WHAT YOU WILL DO » Please output every line of the material as it stands, without the pictures.

Saved data entries
********************

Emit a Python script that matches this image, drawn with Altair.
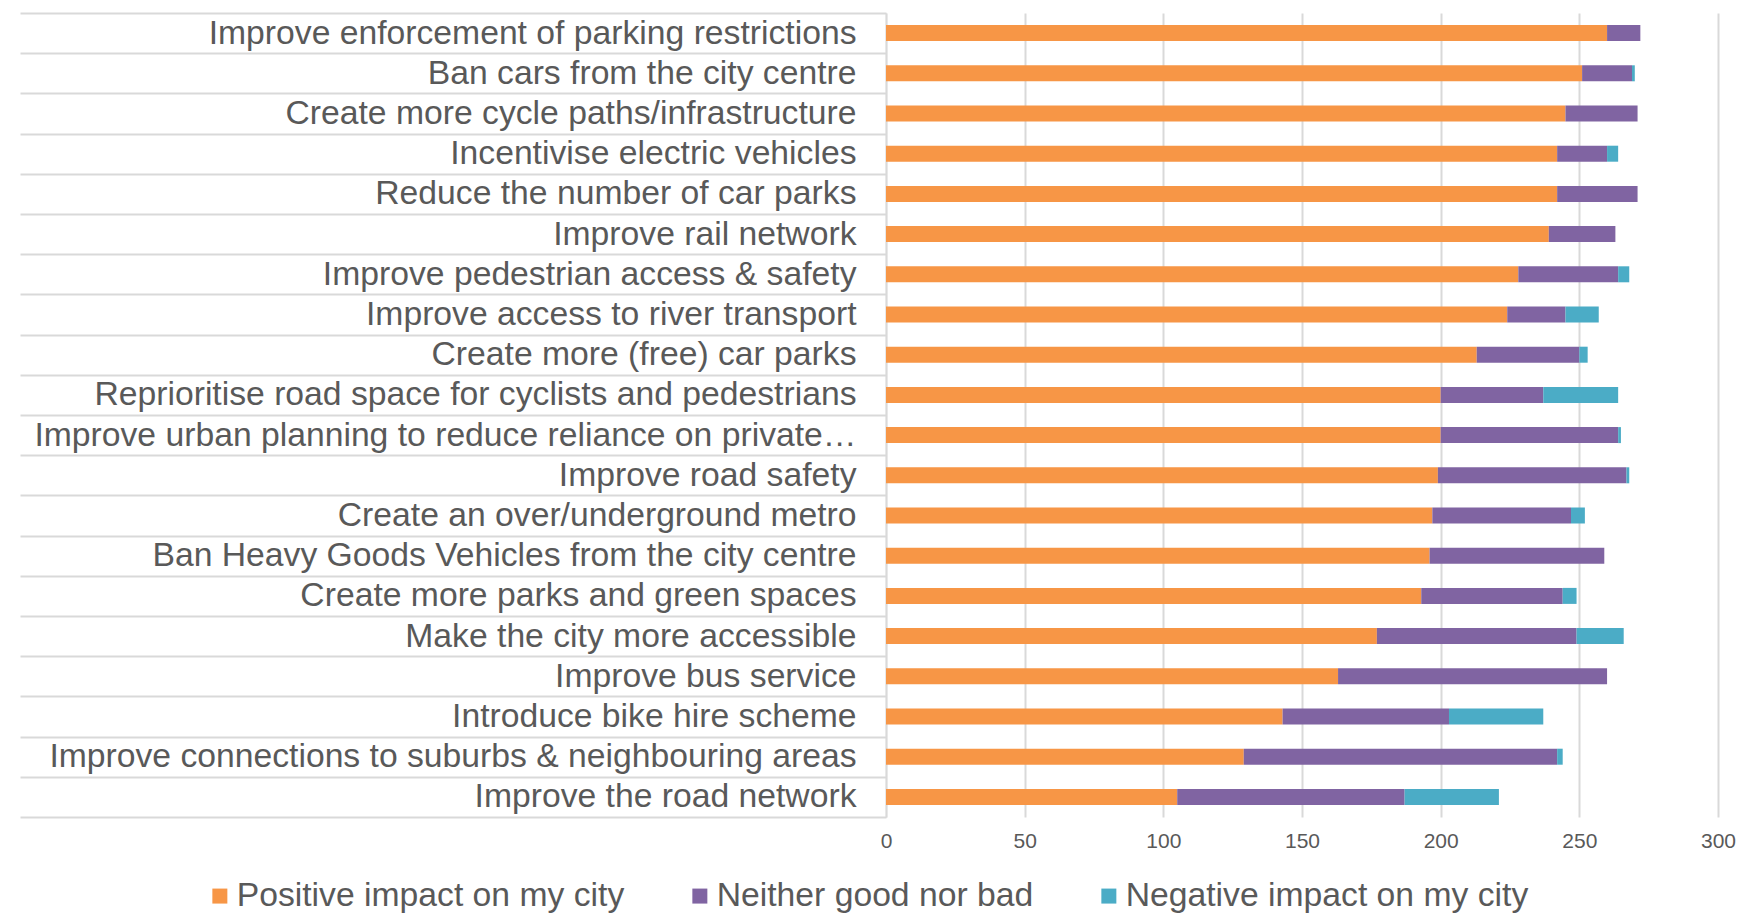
import altair as alt
import pandas as pd

categories = [
    "Improve enforcement of parking restrictions",
    "Ban cars from the city centre",
    "Create more cycle paths/infrastructure",
    "Incentivise electric vehicles",
    "Reduce the number of car parks",
    "Improve rail network",
    "Improve pedestrian access & safety",
    "Improve access to river transport",
    "Create more (free) car parks",
    "Reprioritise road space for cyclists and pedestrians",
    "Improve urban planning to reduce reliance on private…",
    "Improve road safety",
    "Create an over/underground metro",
    "Ban Heavy Goods Vehicles from the city centre",
    "Create more parks and green spaces",
    "Make the city more accessible",
    "Improve bus service",
    "Introduce bike hire scheme",
    "Improve connections to suburbs & neighbouring areas",
    "Improve the road network",
]
positive = [260, 251, 245, 242, 242, 239, 228, 224, 213, 200, 200, 199, 197, 196, 193, 177, 163, 143, 129, 105]
neither = [12, 18, 26, 18, 29, 24, 36, 21, 37, 37, 64, 68, 50, 63, 51, 72, 97, 60, 113, 82]
negative = [0, 1, 0, 4, 0, 0, 4, 12, 3, 27, 1, 1, 5, 0, 5, 17, 0, 34, 2, 34]

series = ["Positive impact on my city", "Neither good nor bad", "Negative impact on my city"]
colors = ["#F79646", "#8064A2", "#4BACC6"]
x_ticks = [0, 50, 100, 150, 200, 250, 300]

rows = []
for i, c in enumerate(categories):
    for k, vals in enumerate([positive, neither, negative]):
        rows.append({"category": c, "series": series[k], "value": vals[i], "order": k})
df = pd.DataFrame(rows)

FONT = "Liberation Sans, Arial, sans-serif"
GREY = "#d9d9d9"
TEXT = "#595959"

chart = alt.Chart(df).mark_bar(size=16).encode(
    y=alt.Y(
        "category:N",
        sort=categories,
        scale=alt.Scale(paddingInner=0, paddingOuter=0),
        axis=alt.Axis(
            title=None,
            domain=True,
            domainColor=GREY,
            domainWidth=1.5,
            ticks=True,
            tickBand="extent",
            tickSize=866,
            tickColor=GREY,
            tickWidth=2,
            labelFont=FONT,
            labelFontSize=33.7,
            labelColor=TEXT,
            labelLimit=900,
            labelPadding=-836,
            grid=False,
        ),
    ),
    x=alt.X(
        "value:Q",
        stack="zero",
        scale=alt.Scale(domain=[0, 300], nice=False),
        axis=alt.Axis(
            title=None,
            values=x_ticks,
            domain=False,
            ticks=False,
            grid=True,
            gridColor=GREY,
            gridWidth=2,
            labelFont=FONT,
            labelFontSize=21,
            labelColor=TEXT,
            labelPadding=13,
            labelFlush=False,
        ),
    ),
    color=alt.Color(
        "series:N",
        scale=alt.Scale(domain=series, range=colors),
        legend=alt.Legend(
            title=None,
            orient="none",
            direction="horizontal",
            legendX=-683,
            legendY=866,
            symbolType="square",
            symbolSize=225,
            symbolStrokeWidth=0,
            symbolOpacity=1,
            labelFont=FONT,
            labelFontSize=33.7,
            labelColor=TEXT,
            labelOffset=0,
            columnPadding=58,
            labelLimit=600,
        ),
    ),
    order=alt.Order("order:Q"),
).properties(
    width=832,
    height=804,
    autosize=alt.AutoSizeParams(type="none"),
    padding={"left": 878, "top": 5, "right": 18, "bottom": 96},
).configure_view(stroke=None)

chart.save("out.html", embed_options={"renderer": "svg", "actions": False})
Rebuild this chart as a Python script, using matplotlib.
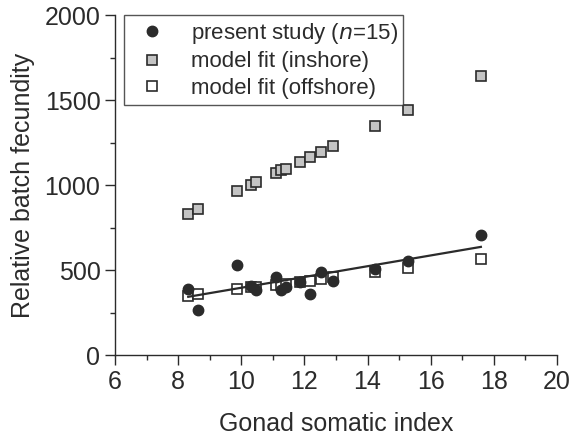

********************

SOLUTION TO THIS PROBLEM »
Emit a Python script that matches this image, drawn with Altair.
import altair as alt
import pandas as pd

categories = [
    "Improve enforcement of parking restrictions",
    "Ban cars from the city centre",
    "Create more cycle paths/infrastructure",
    "Incentivise electric vehicles",
    "Reduce the number of car parks",
    "Improve rail network",
    "Improve pedestrian access & safety",
    "Improve access to river transport",
    "Create more (free) car parks",
    "Reprioritise road space for cyclists and pedestrians",
    "Improve urban planning to reduce reliance on private…",
    "Improve road safety",
    "Create an over/underground metro",
    "Ban Heavy Goods Vehicles from the city centre",
    "Create more parks and green spaces",
    "Make the city more accessible",
    "Improve bus service",
    "Introduce bike hire scheme",
    "Improve connections to suburbs & neighbouring areas",
    "Improve the road network",
]
positive = [260, 251, 245, 242, 242, 239, 228, 224, 213, 200, 200, 199, 197, 196, 193, 177, 163, 143, 129, 105]
neither = [12, 18, 26, 18, 29, 24, 36, 21, 37, 37, 64, 68, 50, 63, 51, 72, 97, 60, 113, 82]
negative = [0, 1, 0, 4, 0, 0, 4, 12, 3, 27, 1, 1, 5, 0, 5, 17, 0, 34, 2, 34]

series = ["Positive impact on my city", "Neither good nor bad", "Negative impact on my city"]
colors = ["#F79646", "#8064A2", "#4BACC6"]
x_ticks = [0, 50, 100, 150, 200, 250, 300]

rows = []
for i, c in enumerate(categories):
    for k, vals in enumerate([positive, neither, negative]):
        rows.append({"category": c, "series": series[k], "value": vals[i], "order": k})
df = pd.DataFrame(rows)

FONT = "Liberation Sans, Arial, sans-serif"
GREY = "#d9d9d9"
TEXT = "#595959"

chart = alt.Chart(df).mark_bar(size=16).encode(
    y=alt.Y(
        "category:N",
        sort=categories,
        scale=alt.Scale(paddingInner=0, paddingOuter=0),
        axis=alt.Axis(
            title=None,
            domain=True,
            domainColor=GREY,
            domainWidth=1.5,
            ticks=True,
            tickBand="extent",
            tickSize=866,
            tickColor=GREY,
            tickWidth=2,
            labelFont=FONT,
            labelFontSize=33.7,
            labelColor=TEXT,
            labelLimit=900,
            labelPadding=-836,
            grid=False,
        ),
    ),
    x=alt.X(
        "value:Q",
        stack="zero",
        scale=alt.Scale(domain=[0, 300], nice=False),
        axis=alt.Axis(
            title=None,
            values=x_ticks,
            domain=False,
            ticks=False,
            grid=True,
            gridColor=GREY,
            gridWidth=2,
            labelFont=FONT,
            labelFontSize=21,
            labelColor=TEXT,
            labelPadding=13,
            labelFlush=False,
        ),
    ),
    color=alt.Color(
        "series:N",
        scale=alt.Scale(domain=series, range=colors),
        legend=alt.Legend(
            title=None,
            orient="none",
            direction="horizontal",
            legendX=-683,
            legendY=866,
            symbolType="square",
            symbolSize=225,
            symbolStrokeWidth=0,
            symbolOpacity=1,
            labelFont=FONT,
            labelFontSize=33.7,
            labelColor=TEXT,
            labelOffset=0,
            columnPadding=58,
            labelLimit=600,
        ),
    ),
    order=alt.Order("order:Q"),
).properties(
    width=832,
    height=804,
    autosize=alt.AutoSizeParams(type="none"),
    padding={"left": 878, "top": 5, "right": 18, "bottom": 96},
).configure_view(stroke=None)

chart.save("out.html", embed_options={"renderer": "svg", "actions": False})
Rebuild this chart as a Python script, using matplotlib.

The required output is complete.